Frequently Asked Questions
Is ROS suitable for production industrial robots or only for research?
ROS 2 is specifically designed for production use in commercial and industrial settings. It includes features critical for industrial deployment such as real-time processing support, security through DDS-based communication, quality of service guarantees, and multi-robot coordination. Major robotics companies deploy ROS 2 in production warehouse robots, autonomous vehicles, and manufacturing systems. However, production deployment requires more rigorous testing, security hardening, and system integration than research use, and many organisations benefit from commercial ROS distributions that provide enterprise-grade support and validated packages.
How difficult is it to find ROS developers in Southeast Asia?

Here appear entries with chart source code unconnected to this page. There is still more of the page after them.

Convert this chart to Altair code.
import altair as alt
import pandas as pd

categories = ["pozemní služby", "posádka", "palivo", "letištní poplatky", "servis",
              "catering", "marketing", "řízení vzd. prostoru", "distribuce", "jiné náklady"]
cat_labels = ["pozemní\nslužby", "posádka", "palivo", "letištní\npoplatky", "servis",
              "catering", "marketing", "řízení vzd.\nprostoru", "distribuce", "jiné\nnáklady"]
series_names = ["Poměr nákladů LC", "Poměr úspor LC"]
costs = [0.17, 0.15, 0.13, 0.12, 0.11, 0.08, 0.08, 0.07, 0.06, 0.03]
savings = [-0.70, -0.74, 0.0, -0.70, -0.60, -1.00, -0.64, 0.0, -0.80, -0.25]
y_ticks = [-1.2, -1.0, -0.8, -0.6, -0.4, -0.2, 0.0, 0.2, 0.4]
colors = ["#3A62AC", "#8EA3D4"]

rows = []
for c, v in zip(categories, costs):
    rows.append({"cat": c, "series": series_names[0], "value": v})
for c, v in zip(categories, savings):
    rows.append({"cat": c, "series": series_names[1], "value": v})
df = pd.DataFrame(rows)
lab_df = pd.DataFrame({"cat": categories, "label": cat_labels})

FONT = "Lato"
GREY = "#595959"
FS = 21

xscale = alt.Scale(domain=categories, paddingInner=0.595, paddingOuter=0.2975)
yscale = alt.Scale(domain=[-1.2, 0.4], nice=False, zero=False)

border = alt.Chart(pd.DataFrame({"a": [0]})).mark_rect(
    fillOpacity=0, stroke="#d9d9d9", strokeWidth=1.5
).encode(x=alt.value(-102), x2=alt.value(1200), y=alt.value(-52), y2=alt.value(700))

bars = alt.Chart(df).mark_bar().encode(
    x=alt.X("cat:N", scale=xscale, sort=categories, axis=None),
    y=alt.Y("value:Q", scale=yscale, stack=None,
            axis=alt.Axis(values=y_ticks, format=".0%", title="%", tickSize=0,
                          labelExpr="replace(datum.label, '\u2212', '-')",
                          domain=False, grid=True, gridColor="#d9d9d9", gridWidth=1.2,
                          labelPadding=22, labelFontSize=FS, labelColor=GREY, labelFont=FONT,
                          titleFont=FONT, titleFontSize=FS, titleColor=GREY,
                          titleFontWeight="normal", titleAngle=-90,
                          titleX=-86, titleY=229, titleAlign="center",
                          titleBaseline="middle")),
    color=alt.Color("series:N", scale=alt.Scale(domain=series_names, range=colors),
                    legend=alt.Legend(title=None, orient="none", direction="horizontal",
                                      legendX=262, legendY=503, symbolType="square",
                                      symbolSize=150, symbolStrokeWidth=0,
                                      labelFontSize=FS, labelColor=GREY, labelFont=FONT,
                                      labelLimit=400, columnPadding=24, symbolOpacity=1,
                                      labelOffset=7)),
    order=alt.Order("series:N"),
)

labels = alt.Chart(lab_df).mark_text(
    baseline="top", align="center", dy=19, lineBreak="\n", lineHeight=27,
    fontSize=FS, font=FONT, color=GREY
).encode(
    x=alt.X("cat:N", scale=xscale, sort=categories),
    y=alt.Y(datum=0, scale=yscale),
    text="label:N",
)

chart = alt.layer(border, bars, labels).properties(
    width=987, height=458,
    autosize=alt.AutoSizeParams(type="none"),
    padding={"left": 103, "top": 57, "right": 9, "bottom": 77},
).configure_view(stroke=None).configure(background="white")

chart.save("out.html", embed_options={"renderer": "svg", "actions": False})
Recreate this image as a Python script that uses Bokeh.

ROS talent availability in Southeast Asia is growing steadily. Leading universities in Singapore, Malaysia, Thailand, the Philippines, and Vietnam include ROS in robotics and computer science programmes. Singapore has the most developed ROS talent pool due to its strong robotics research ecosystem. Hiring ROS developers is significantly easier than finding engineers skilled in proprietary robotics platforms. For businesses struggling to hire locally, ROS skills are also transferable across regions, and remote development is feasible since much ROS development can be done in simulation without physical hardware access.
More Questions
ROS 2 is released under the Apache 2.0 licence, which is permissive and commercially friendly. You can use, modify, and distribute ROS 2 in commercial products without releasing your own source code or paying royalties. However, individual ROS packages contributed by the community may use different licences, so it is important to audit the licences of all packages you incorporate into your product. Some packages use GPL or LGPL licences that have different requirements. For businesses, conducting a licence audit during the design phase and maintaining a bill of materials for all software dependencies is recommended practice.